Dali: Decoding videos of varied resolutions/shapes

Created on 1 Apr 2019 · 14Comments · Source: NVIDIA/DALI

Hi,
Thanks for the awesome library. I'd love to use this for training action recognition models, however frequently we have videos of varying aspect ratios which the current VideoReader does not support, it'd be great to add support for this.
Cheers

Video enhancement

Source

willprice

Most helpful comment

Hi @willprice

It's great to see that DALI's Video pipeline is being used.
These features are part of our internal roadmap, especially the fused Crop support. Features that we might re-prioritize thanks to your asking, stay tuned!

In the meantime you can use the Crop operators, which already support sequences.

Kh4L on 1 Apr 2019

👍3

All 14 comments

I should add, we typically deal with this by random or center cropping rather than resizing, it'd be nice to have an analog of nvJPEGDecoderCrop and nvJPEGDecoderRandomCrop if feasible.

willprice on 1 Apr 2019

Hi @willprice

In the meantime you can use the Crop operators, which already support sequences.

Kh4L on 1 Apr 2019

👍3

Tracked internally as DALI-680 and DALI-681

Kh4L on 1 Apr 2019

Just wanted to add a :+1: for this issue. The kinetics dataset, for example, has portrait and landscape videos which is fine with random cropping, but NVVL (now DALI) does not allow loading of variable size videos.

jbohnslav on 30 Apr 2019

@Kh4L, I want to load a few videos with different resolutions, first crop them out at 256x256 and then load the image frames. However, I am not sure how to do this with the Crop operator. Could you provide a minimal example? Thank you for your patience.

TheShadow29 on 4 Jun 2019

@TheShadow29 - have you checked data loading part of SuperResolution example?

JanuszL on 4 Jun 2019

@JanuszL I actually saw the example, but I believe I misunderstood what it did. To the best of my understanding (please correct me if I am wrong), we first need to convert every video to be loaded to the same scale (540p/720p/1080p) and same codec and then use the VideoPipeReader which then works beautifully as intended.

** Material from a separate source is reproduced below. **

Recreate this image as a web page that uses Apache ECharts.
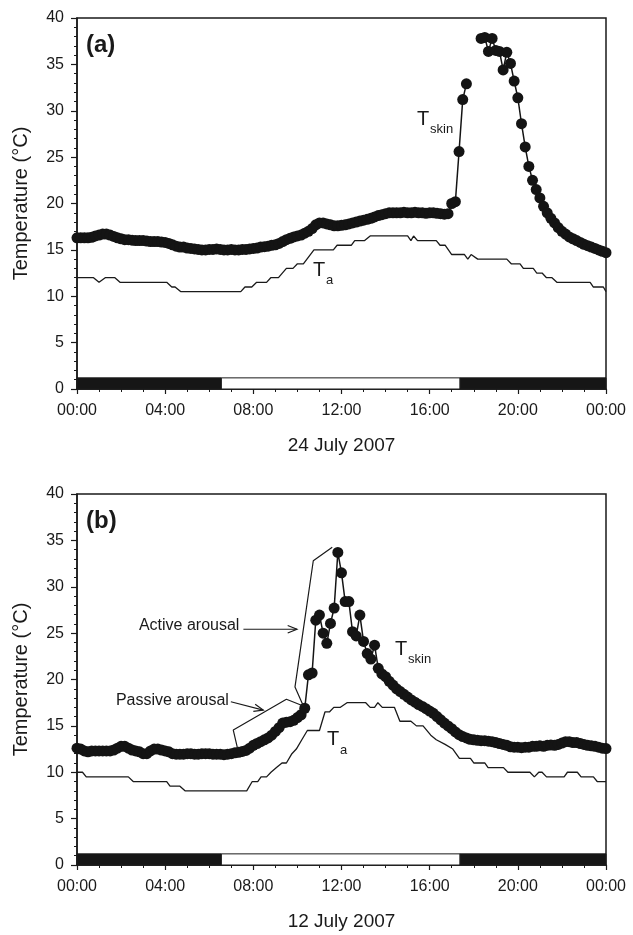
<!DOCTYPE html>
<html><head><meta charset="utf-8">
<script src="https://cdn.jsdelivr.net/npm/echarts@6/dist/echarts.min.js"></script>
<style>html,body{margin:0;padding:0;background:#fff}#c{width:633px;height:935px}</style>
</head><body><div id="c"></div>
<script>
// ---- DATA ----
const SAMPLE_STEP_H = 1 / 6; // Tskin logged every 10 min, from 00:00 to 24:00
const tskinA = [
16.3,16.3,16.3,16.3,16.35, 16.5,16.6,16.7,16.7,16.6,
16.45,16.3,16.2,16.1,16.1, 16.05,16.0,16.0,16.0,15.95,
15.9,15.9,15.9,15.85,15.8, 15.7,15.55,15.4,15.3,15.3,
15.2,15.15,15.1,15.05,15.0, 15.0,15.05,15.05,15.1,15.05,
15.0,15.0,15.05,15.0,15.0, 15.05,15.05,15.1,15.15,15.2,
15.3,15.35,15.4,15.5,15.55, 15.7,15.9,16.1,16.25,16.4,
16.5,16.6,16.8,17.0,17.3, 17.7,17.9,17.9,17.8,17.7,
17.6,17.6,17.65,17.7,17.8, 17.9,18.0,18.1,18.2,18.3,
18.4,18.55,18.7,18.8,18.9, 19.0,19.0,19.0,19.0,19.05,
19.0,19.0,19.05,19.0,19.0, 18.95,19.0,19.0,18.95,18.9,
18.85,18.9,20.0,20.2,25.6, 31.2,32.9,null,null,null,
37.8,37.9,36.4,37.8,36.5, 36.4,34.4,36.3,35.1,33.2,
31.4,28.6,26.1,24.0,22.5, 21.5,20.6,19.7,19.0,18.4,
17.9,17.4,17.0,16.7,16.4, 16.2,16.0,15.8,15.6,15.45,
15.3,15.15,15.0,14.85,14.7
];
const taA = [[0,12],[0.75,12],[1.0,11.5],[1.28,12],[1.72,12],[1.95,11.5],[4.07,11.5],[4.3,11],[4.45,11],[4.7,10.5],
[7.43,10.5],[7.62,11],[7.93,11],[8.15,11.5],[8.6,11.5],[8.79,12],[9.14,12],[9.5,13],[9.8,13],[10.0,13.5],[10.27,13.5],
[10.75,15],[11.63,15],[11.8,15.5],[12.45,15.5],[12.6,16],[13.05,16],[13.3,16.5],[15.0,16.5],[15.15,16.0],[15.27,16.5],
[15.45,16.0],[16.3,16.0],[16.47,15.5],[16.7,15.5],[16.85,15.0],[17.0,14.5],[17.58,14.5],[17.73,14.0],[17.88,14.5],
[18.18,14.0],[19.5,14.0],[19.7,13.5],[20.1,13.5],[20.25,13.0],[20.7,13.0],[20.86,12.5],[21.1,12.5],[21.3,12.0],
[21.55,12.0],[21.77,11.5],[23.28,11.5],[23.42,11.0],[23.88,11.0],[24,10.5]];

const tskinB = [
12.6,12.5,12.3,12.2,12.3, 12.3,12.3,12.3,12.3,12.3,
12.4,12.6,12.8,12.8,12.6, 12.4,12.3,12.2,12.0,12.0,
12.3,12.5,12.5,12.4,12.3, 12.2,12.0,11.95,11.95,11.95,
12.0,12.0,11.95,11.95,12.0, 12.0,12.0,11.95,11.95,11.95,
11.9,11.95,12.0,12.1,12.15, 12.25,12.35,12.6,12.9,13.1,
13.3,13.5,13.7,14.0,14.4, 14.8,15.3,15.4,15.45,15.6,
15.9,16.2,16.9,20.5,20.7, 26.4,26.95,25.0,23.9,26.05,
27.7,33.7,31.5,28.4,28.4, 25.15,24.7,26.95,24.1,22.8,
22.2,23.7,21.2,20.6,20.3, 19.8,19.4,19.0,18.7,18.4,
18.1,17.8,17.55,17.3,17.1, 16.85,16.6,16.35,16.0,15.65,
15.3,15.0,14.7,14.35,14.05, 13.85,13.7,13.55,13.5,13.45,
13.4,13.4,13.35,13.3,13.2, 13.1,13.0,12.9,12.75,12.7,
12.7,12.65,12.7,12.7,12.8, 12.8,12.85,12.8,12.9,12.95,
12.9,13.0,13.15,13.3,13.3, 13.2,13.2,13.1,13.0,12.9,
12.85,12.8,12.7,12.6,12.55
];
const taB = [[0,10],[0.25,10],[0.42,9.5],[2.33,9.5],[2.55,9],[4.07,9],[4.22,8.5],[4.67,8.5],[4.9,8],[7.7,8],
[7.95,9],[8.2,9],[8.35,9.5],[8.6,9.5],[8.8,10],[9.05,10.5],[9.3,11],[9.5,11],[9.75,12],[9.95,12.5],[10.2,13.5],
[10.45,14.5],[11.0,14.5],[11.25,16.5],[11.45,16.5],[11.65,17],[11.95,17],[12.25,17.5],[13.1,17.5],[13.3,17],
[13.5,17],[13.65,17.5],[13.85,17],[14.4,17],[14.65,15.5],[15.15,15.5],[15.4,15],[15.7,15],[16.05,14],[16.3,13.5],
[16.7,13],[17.05,12.5],[17.35,11.5],[17.85,11.5],[18.0,11],[18.5,11],[18.65,10.5],[19.35,10.5],[19.55,10],
[20.55,10],[20.75,9.5],[20.95,10],[21.1,10],[21.3,9.5],[22.1,9.5],[22.25,10],[22.7,10],[22.87,9.5],[23.43,9.5],
[23.6,9],[24,9]];

const lightPhase = [6.55, 17.38];   // lights-on period (hours)
const barTop = 1.2;                 // day/night bar height (°C units)
const passiveBracket = [[7.27,12.7],[7.09,14.55],[9.5,17.87],[10.27,17.15]];
const activeBracket = [[10.27,17.15],[9.89,19.2],[10.72,32.8],[11.58,34.25]];
const activeArrow = [[7.55,25.42],[9.98,25.42]];
const passiveArrow = [[6.98,17.6],[8.45,16.7]];
const xLabelDates = ['24 July 2007', '12 July 2007'];
const panelTags = ['(a)', '(b)'];

// ---- CHART ----
const FONT = 'Liberation Sans, Arial, Helvetica, sans-serif';
const INK = '#1a1a1a';
const toSeries = arr => arr.map((v, i) => [i * SAMPLE_STEP_H, v === null ? '-' : v]);
const fmtHour = v => String(Math.round(v) % 24).padStart(2, '0') + ':00';

const grids = [
  {left: 77, top: 18, width: 529, height: 371},
  {left: 77, top: 494, width: 529, height: 371}
];
const xAxes = [0, 1].map(g => ({
  type: 'value', gridIndex: g, min: 0, max: 24, interval: 4,
  name: xLabelDates[g], nameLocation: 'middle', nameGap: 47,
  nameTextStyle: {fontFamily: FONT, fontSize: 19, color: INK},
  axisLine: {show: true, lineStyle: {color: INK, width: 1.5}},
  axisTick: {show: true, length: 5, lineStyle: {color: INK, width: 1.2}},
  minorTick: {show: true, splitNumber: 4, length: 3, lineStyle: {color: INK, width: 1}},
  splitLine: {show: false}, minorSplitLine: {show: false},
  axisLabel: {formatter: fmtHour, fontFamily: FONT, fontSize: 16, color: INK, margin: 14}
}));
const yAxes = [0, 1].map(g => ({
  type: 'value', gridIndex: g, min: 0, max: 40, interval: 5,
  name: 'Temperature (°C)', nameLocation: 'middle', nameGap: 46,
  nameTextStyle: {fontFamily: FONT, fontSize: 20, color: INK},
  axisLine: {show: true, lineStyle: {color: INK, width: 1.5}},
  axisTick: {show: true, length: 6, lineStyle: {color: INK, width: 1.2}},
  minorTick: {show: true, splitNumber: 5, length: 3, lineStyle: {color: INK, width: 1}},
  splitLine: {show: false}, minorSplitLine: {show: false},
  axisLabel: {fontFamily: FONT, fontSize: 16, color: INK, margin: 13}
}));

function barAreas() {
  const dark = {color: '#161616', borderColor: INK, borderWidth: 1};
  const light = {color: '#ffffff', borderColor: INK, borderWidth: 1};
  return {
    silent: true,
    data: [
      [{xAxis: 0, yAxis: 0, itemStyle: dark}, {xAxis: lightPhase[0], yAxis: barTop}],
      [{xAxis: lightPhase[0], yAxis: 0, itemStyle: light}, {xAxis: lightPhase[1], yAxis: barTop}],
      [{xAxis: lightPhase[1], yAxis: 0, itemStyle: dark}, {xAxis: 24, yAxis: barTop}]
    ]
  };
}
function taSeries(g, data) {
  return {type: 'line', xAxisIndex: g, yAxisIndex: g, data: data, symbol: 'none', z: 2,
    lineStyle: {color: INK, width: 1.3}, markArea: barAreas(), animation: false};
}
function tskinSeries(g, arr) {
  return {type: 'line', xAxisIndex: g, yAxisIndex: g, data: toSeries(arr), z: 3,
    symbol: 'circle', symbolSize: 11, showAllSymbol: true, connectNulls: false,
    itemStyle: {color: '#141414'}, lineStyle: {color: '#141414', width: 1.5}, animation: false};
}
function bracket(data) {
  return {type: 'line', xAxisIndex: 1, yAxisIndex: 1, data: data, symbol: 'none', z: 4,
    lineStyle: {color: INK, width: 1.2}, animation: false};
}

const chart = echarts.init(document.getElementById('c'), null, {renderer: 'canvas'});
chart.setOption({
  backgroundColor: '#fff',
  animation: false,
  grid: grids.map(g => Object.assign({show: true, borderColor: INK, borderWidth: 1.5, backgroundColor: 'transparent'}, g)),
  xAxis: xAxes,
  yAxis: yAxes,
  series: [
    taSeries(0, taA), tskinSeries(0, tskinA),
    taSeries(1, taB), tskinSeries(1, tskinB),
    bracket(passiveBracket), bracket(activeBracket)
  ]
});

// ---- annotations placed through the axis scales ----
const px = (g, p) => chart.convertToPixel({gridIndex: g}, p);
const graphics = [];
function txt(x, y, s, size, opts) {
  graphics.push({type: 'text', x: x, y: y, z: 10, style: Object.assign({
    text: s, fontFamily: FONT, fontSize: size, fill: INK, textAlign: 'left', textVerticalAlign: 'middle'}, opts || {})});
}
function subLabel(g, anchor, main, sub) {
  const p = px(g, anchor);
  txt(p[0], p[1], main, 20);
  txt(p[0] + 13, p[1] + 10, sub, 13);
}
function arrow(g, pts) {
  const a = px(g, pts[0]), b = px(g, pts[1]);
  const ang = Math.atan2(b[1] - a[1], b[0] - a[0]);
  const L = 10, w = 0.38;
  const h1 = [b[0] - L * Math.cos(ang - w), b[1] - L * Math.sin(ang - w)];
  const h2 = [b[0] - L * Math.cos(ang + w), b[1] - L * Math.sin(ang + w)];
  graphics.push({type: 'polyline', z: 10, shape: {points: [a, b]}, style: {stroke: INK, lineWidth: 1.2, fill: null}});
  graphics.push({type: 'polyline', z: 10, shape: {points: [h1, b, h2]}, style: {stroke: INK, lineWidth: 1.2, fill: null}});
}
[0, 1].forEach(g => {
  const p = px(g, [0, 40]);
  txt(p[0] + 9, p[1] + 27, panelTags[g], 24, {fontWeight: 'bold'});
});
subLabel(0, [15.43, 29.1], 'T', 'skin');
subLabel(0, [10.71, 12.78], 'T', 'a');
subLabel(1, [14.43, 23.29], 'T', 'skin');
subLabel(1, [11.34, 13.48], 'T', 'a');
arrow(1, activeArrow);
arrow(1, passiveArrow);
(function () {
  const a = px(1, activeArrow[0]);
  txt(a[0] - 4, a[1] - 4, 'Active arousal', 16, {textAlign: 'right'});
  const b = px(1, passiveArrow[0]);
  txt(b[0] - 2, b[1] - 1, 'Passive arousal', 16, {textAlign: 'right'});
})();
chart.setOption({graphic: graphics});
</script>
</body></html>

However, I was wondering if we could instead load different videos with different resolutions, but use the crop operation to crop everything to say the lowest resolution, and have this at run-time. I am able to use crop when using same resolution videos, if I use different resolution videos, this part https://github.com/NVIDIA/DALI/blob/master/dali/pipeline/operators/reader/loader/video_loader.cc#L112 throws an error.

Basically, I am wondering if there is any way to have different video resolutions and at load time we rescale the video. If not, is the solution to first rescale the videos to a uniform scale, and then process them?

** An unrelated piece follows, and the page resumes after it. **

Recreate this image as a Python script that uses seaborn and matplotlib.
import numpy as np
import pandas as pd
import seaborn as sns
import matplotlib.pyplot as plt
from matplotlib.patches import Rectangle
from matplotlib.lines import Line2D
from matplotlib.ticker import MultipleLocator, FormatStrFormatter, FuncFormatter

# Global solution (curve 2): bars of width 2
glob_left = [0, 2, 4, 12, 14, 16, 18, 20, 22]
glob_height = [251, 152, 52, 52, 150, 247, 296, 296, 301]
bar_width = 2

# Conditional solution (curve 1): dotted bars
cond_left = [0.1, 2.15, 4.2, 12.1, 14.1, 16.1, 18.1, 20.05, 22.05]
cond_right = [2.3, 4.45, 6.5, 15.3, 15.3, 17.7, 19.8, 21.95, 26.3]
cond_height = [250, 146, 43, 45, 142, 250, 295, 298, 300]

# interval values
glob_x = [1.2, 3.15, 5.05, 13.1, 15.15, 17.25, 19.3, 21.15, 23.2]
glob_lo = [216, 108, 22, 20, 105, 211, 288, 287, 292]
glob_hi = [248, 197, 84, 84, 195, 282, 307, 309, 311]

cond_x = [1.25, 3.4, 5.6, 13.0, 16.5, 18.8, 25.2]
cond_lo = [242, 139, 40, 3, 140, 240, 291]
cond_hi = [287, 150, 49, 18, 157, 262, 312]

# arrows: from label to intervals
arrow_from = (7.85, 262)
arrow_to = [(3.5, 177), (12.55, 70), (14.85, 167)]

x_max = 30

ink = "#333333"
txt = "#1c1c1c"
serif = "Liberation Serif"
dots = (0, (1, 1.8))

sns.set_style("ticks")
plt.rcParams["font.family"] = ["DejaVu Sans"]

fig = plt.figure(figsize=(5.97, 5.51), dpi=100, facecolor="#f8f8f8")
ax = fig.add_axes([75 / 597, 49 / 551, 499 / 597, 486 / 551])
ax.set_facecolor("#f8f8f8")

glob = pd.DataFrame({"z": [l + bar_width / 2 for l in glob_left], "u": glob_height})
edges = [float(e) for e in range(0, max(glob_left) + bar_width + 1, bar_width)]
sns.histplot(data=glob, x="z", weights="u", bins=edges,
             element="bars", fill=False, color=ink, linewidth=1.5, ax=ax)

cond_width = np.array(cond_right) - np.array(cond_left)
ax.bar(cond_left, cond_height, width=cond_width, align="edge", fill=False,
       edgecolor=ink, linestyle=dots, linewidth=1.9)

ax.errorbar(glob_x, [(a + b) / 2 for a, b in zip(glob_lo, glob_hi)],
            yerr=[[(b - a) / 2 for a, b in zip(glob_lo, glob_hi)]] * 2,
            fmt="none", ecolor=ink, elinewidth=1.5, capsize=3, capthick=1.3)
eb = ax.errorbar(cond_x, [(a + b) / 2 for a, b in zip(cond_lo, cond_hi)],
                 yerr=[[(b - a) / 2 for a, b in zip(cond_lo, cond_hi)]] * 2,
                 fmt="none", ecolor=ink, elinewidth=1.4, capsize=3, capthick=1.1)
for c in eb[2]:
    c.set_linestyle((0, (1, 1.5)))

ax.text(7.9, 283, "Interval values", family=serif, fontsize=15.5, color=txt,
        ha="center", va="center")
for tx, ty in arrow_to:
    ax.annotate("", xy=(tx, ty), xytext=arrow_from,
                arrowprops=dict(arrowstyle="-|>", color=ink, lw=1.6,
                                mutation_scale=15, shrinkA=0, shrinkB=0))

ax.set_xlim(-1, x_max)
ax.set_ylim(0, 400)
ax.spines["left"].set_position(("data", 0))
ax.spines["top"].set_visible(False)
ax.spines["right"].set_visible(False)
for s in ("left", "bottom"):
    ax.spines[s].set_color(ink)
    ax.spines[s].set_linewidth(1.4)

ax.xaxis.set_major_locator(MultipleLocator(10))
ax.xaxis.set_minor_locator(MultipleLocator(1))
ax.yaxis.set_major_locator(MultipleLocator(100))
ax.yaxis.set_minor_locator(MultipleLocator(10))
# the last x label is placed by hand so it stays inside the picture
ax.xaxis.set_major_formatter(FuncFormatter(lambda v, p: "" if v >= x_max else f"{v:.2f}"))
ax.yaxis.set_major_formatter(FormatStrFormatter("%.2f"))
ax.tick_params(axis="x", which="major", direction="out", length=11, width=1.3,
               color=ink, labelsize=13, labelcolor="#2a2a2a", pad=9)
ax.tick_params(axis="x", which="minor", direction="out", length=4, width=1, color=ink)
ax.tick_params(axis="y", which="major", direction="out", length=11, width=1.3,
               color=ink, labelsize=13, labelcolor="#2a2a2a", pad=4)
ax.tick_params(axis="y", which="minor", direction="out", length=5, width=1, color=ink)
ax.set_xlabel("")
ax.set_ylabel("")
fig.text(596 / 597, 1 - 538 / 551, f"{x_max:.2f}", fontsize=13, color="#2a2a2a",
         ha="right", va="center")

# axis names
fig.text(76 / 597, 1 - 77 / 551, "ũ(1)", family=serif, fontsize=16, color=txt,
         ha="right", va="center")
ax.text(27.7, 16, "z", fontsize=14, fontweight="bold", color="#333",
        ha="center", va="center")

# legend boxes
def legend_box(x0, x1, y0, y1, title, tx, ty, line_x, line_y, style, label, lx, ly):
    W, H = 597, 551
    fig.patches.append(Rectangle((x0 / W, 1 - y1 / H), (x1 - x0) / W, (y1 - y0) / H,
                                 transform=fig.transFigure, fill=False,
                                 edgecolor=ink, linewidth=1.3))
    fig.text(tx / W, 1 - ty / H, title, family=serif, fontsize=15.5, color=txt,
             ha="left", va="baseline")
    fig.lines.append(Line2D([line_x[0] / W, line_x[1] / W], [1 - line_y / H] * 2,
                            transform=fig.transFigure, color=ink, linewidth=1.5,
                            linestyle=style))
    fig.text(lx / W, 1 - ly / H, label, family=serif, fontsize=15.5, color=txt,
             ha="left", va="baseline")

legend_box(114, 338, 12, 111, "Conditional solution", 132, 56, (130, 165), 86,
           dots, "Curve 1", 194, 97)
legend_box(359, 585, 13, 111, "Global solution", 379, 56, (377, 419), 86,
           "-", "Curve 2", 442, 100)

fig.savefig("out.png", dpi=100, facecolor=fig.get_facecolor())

Thank you for your patience. Also, thank you for the awesome library.

TheShadow29 on 4 Jun 2019

@TheShadow29 - I mislead you. Indeed video decoder can work now only with one video resolution at the time. The thing that prevents us from easy extending it is that video decoder instance has fixed video stream parameters (code responsible for that is here).
To lose that constraint we need to experiment on how to efficiently approach this problem to avoid huge memory consumption and not sacrifice the performance at the same time.

JanuszL on 4 Jun 2019

@JanuszL thank you for clearing that up. I agree that it definitely might become a performance bottleneck.

On a related note, I was wondering if the constraint for uniform resolution and same codec should be mentioned in the tutorial for video loading (https://docs.nvidia.com/deeplearning/sdk/dali-developer-guide/docs/examples/video/video_reader_simple_example.html), and referencing this issue if it would be tracked here? It might also be helpful to give a link to transcode_scenes (https://github.com/NVIDIA/DALI/blob/master/docs/examples/video/superres_pytorch/tools/transcode_scenes.py) in superres examples which shows how to convert the videos.

TheShadow29 on 5 Jun 2019

@TheShadow29 transcode_scenes is actually used here https://github.com/NVIDIA/DALI/blob/master/docs/examples/video/superres_pytorch/prepare_data.sh , being itself an example of how to use the script

Kh4L on 5 Jun 2019

@TheShadow29 small doc added in #944

Kh4L on 5 Jun 2019

👍1

@Kh4L yes, that's how I came to know about it. I actually didn't convey it properly, I meant we should have the link to it in the VideoPipe tutorial itself. The current tutorial splits a video into 4 parts so that complication doesn't exist, but would still be nice to give a pointer on what to do in case of multiple videos which have different resolutions/codec etc. The transcode_scenes.py could be easily adapted for that; I created an example gist here : https://gist.github.com/TheShadow29/8809abda7002b57ef2749657716e09fc (slightly modified version of the transcode_scenes.py)

TheShadow29 on 5 Jun 2019

@TheShadow29 - when you have videos with the different resolution, I assume that other parameters are the same (like codec type, chroma subsampling). If it is so, then cuvidReconfigureDecoder could be a solution for such a case.

JanuszL on 10 Jun 2019